[Charts and diagrams as code]
* * * *

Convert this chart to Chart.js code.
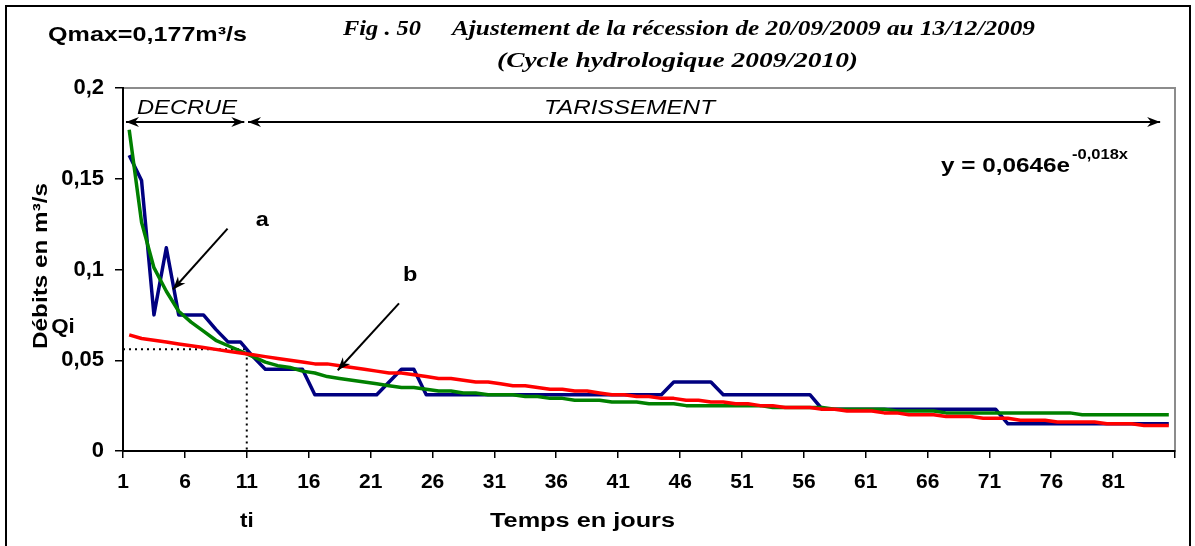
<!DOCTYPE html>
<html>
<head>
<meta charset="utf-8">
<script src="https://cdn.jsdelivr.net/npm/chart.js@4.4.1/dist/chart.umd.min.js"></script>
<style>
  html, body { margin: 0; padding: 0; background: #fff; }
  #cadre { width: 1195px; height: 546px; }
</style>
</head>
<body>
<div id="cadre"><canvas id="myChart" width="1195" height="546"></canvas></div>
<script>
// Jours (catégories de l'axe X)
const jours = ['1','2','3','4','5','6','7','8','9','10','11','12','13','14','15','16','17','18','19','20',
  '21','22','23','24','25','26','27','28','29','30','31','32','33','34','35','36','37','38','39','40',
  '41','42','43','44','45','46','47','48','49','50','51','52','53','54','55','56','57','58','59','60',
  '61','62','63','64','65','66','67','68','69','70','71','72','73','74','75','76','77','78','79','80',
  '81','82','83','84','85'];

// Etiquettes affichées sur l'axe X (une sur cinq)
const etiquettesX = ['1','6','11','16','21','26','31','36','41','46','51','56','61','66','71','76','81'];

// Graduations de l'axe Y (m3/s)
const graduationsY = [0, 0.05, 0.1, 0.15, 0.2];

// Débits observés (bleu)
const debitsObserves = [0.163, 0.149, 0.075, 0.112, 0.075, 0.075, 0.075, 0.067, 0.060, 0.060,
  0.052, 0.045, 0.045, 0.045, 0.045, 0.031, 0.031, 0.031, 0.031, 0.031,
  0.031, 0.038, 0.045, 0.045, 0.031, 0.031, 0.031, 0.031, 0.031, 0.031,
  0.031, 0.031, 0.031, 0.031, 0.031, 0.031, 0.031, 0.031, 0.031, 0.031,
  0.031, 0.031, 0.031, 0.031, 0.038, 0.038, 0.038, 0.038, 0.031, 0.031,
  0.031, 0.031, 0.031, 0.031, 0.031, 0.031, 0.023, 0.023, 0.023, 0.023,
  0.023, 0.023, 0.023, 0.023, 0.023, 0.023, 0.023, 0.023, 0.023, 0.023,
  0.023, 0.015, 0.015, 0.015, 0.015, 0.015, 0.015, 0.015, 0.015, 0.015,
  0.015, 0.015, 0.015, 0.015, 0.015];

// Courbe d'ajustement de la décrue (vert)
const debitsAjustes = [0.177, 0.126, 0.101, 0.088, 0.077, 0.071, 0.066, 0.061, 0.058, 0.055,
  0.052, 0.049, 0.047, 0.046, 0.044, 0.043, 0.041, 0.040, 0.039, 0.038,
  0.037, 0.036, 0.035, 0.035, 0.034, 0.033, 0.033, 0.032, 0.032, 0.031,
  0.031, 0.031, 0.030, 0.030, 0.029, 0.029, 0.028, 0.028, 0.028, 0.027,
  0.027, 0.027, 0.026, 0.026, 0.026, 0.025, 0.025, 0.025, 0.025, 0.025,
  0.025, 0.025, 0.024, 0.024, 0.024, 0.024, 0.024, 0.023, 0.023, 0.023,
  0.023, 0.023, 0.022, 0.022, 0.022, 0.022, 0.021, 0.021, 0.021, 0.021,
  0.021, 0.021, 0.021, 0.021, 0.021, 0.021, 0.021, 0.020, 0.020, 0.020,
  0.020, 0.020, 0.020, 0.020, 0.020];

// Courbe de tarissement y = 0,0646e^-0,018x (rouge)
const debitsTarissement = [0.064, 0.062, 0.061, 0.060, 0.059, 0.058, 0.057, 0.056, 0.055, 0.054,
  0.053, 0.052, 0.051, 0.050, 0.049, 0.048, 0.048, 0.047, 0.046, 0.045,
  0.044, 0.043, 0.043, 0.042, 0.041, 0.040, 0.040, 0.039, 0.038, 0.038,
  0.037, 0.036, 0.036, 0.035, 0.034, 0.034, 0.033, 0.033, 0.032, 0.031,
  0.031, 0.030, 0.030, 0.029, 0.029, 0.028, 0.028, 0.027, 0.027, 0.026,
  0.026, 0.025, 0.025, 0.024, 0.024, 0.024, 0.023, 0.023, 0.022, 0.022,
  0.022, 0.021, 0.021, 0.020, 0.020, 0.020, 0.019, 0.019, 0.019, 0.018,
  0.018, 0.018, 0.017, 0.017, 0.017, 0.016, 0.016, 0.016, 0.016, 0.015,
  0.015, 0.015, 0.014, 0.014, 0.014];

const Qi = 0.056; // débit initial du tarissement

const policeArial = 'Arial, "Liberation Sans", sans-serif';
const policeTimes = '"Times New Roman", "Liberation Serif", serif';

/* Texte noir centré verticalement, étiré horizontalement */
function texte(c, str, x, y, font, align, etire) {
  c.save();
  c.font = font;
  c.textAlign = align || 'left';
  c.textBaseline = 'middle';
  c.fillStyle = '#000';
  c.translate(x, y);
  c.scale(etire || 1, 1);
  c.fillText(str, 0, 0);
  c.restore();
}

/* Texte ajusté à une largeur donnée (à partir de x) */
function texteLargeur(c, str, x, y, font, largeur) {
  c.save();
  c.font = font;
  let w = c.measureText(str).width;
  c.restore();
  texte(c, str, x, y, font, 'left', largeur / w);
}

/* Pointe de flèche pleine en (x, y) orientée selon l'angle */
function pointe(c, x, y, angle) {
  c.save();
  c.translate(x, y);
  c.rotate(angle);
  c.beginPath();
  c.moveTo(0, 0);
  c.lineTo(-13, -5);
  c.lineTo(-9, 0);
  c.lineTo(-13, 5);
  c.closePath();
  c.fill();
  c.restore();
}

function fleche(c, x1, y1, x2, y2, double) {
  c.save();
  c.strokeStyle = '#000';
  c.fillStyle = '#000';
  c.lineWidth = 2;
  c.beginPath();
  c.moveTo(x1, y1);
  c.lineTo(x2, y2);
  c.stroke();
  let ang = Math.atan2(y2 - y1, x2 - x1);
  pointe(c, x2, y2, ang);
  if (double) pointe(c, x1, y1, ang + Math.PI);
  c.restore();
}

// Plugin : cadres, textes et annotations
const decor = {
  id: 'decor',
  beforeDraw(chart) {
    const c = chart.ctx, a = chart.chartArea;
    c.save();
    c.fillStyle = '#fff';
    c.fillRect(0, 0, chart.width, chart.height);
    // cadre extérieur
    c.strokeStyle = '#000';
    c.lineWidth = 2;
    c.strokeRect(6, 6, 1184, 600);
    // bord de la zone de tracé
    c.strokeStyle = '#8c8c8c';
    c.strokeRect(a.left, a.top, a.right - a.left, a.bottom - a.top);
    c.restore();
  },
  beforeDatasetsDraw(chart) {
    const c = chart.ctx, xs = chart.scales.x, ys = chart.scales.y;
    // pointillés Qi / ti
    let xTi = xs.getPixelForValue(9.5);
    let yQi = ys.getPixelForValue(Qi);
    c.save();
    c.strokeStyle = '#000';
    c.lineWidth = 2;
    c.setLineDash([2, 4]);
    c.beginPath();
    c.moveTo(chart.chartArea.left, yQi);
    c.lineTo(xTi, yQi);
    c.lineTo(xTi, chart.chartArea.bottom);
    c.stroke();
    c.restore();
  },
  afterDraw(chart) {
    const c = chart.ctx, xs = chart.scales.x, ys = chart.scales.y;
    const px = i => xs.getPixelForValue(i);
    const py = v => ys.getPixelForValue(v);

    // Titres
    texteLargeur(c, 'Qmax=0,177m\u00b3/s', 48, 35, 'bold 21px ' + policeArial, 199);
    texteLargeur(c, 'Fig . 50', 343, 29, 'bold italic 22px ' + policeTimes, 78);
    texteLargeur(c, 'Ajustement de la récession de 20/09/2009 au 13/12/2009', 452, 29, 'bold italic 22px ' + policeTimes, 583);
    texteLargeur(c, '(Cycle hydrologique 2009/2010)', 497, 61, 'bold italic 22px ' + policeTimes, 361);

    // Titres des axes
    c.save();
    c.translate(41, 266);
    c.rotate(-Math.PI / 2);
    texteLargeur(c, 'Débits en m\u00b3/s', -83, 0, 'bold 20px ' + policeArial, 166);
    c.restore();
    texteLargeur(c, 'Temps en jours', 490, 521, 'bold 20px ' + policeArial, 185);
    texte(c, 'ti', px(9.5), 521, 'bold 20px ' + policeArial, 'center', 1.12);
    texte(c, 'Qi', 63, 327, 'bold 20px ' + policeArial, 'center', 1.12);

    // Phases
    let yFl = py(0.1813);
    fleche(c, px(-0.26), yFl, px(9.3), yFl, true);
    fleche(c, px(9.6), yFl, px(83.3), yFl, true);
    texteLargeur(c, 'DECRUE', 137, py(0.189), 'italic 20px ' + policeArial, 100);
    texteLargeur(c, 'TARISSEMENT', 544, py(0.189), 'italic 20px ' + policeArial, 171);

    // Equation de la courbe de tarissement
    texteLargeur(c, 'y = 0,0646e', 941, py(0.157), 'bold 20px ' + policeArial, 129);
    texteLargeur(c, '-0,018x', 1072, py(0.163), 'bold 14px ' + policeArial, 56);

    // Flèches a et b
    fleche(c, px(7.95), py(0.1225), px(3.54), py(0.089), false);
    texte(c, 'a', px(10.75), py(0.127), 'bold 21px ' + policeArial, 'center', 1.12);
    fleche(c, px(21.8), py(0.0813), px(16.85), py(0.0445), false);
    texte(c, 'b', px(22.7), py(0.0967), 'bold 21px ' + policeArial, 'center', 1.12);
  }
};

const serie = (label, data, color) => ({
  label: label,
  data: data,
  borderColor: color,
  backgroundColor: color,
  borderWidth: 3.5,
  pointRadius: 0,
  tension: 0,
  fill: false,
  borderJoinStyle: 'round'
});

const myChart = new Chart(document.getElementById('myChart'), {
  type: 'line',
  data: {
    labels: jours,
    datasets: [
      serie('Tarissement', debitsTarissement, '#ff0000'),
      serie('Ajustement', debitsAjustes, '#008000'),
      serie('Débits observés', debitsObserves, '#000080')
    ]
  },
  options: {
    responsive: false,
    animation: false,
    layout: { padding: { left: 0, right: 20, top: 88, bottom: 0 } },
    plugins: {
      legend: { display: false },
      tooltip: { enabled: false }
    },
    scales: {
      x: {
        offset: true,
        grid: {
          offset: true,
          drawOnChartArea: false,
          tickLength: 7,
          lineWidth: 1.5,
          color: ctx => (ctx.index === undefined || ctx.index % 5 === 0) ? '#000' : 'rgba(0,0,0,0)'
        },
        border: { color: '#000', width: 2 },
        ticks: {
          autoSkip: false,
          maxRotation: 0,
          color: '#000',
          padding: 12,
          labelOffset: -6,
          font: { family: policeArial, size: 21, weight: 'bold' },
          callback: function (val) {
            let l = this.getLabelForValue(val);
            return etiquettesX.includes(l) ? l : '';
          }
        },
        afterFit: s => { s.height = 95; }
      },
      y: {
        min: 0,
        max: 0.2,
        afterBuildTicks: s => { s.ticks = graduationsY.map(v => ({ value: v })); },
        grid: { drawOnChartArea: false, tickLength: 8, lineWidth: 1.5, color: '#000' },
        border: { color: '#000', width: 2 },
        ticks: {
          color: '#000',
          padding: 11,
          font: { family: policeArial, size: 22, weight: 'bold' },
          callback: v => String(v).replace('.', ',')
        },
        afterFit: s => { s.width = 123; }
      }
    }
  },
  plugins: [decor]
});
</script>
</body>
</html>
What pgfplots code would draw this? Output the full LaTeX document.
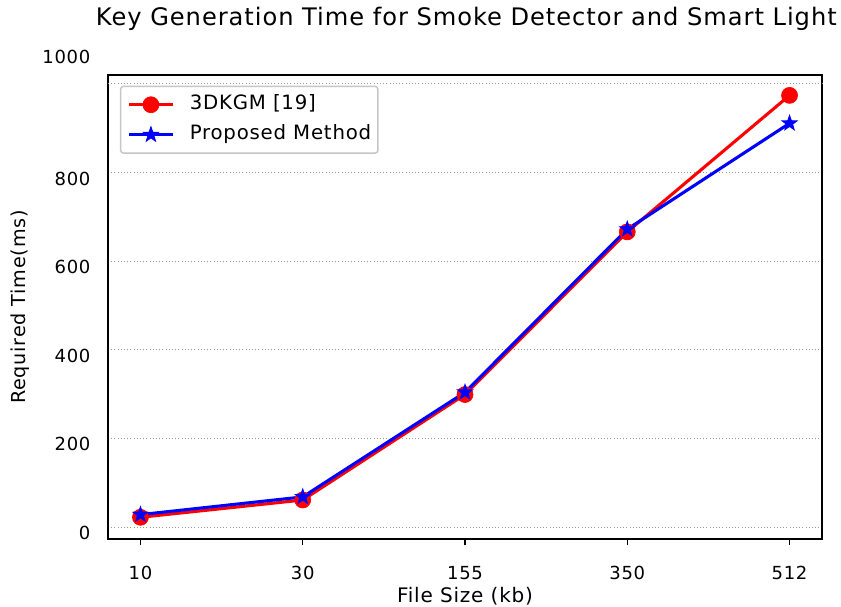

* * * *

### TASK OBJECTIVE
Gather and return every line that holds the string "this".

### ANSWER TO THE TASK
Convert this chart to Chart.js code.
            let l = this.getLabelForValue(val);
What pgfplots code would draw this? Output the full LaTeX document.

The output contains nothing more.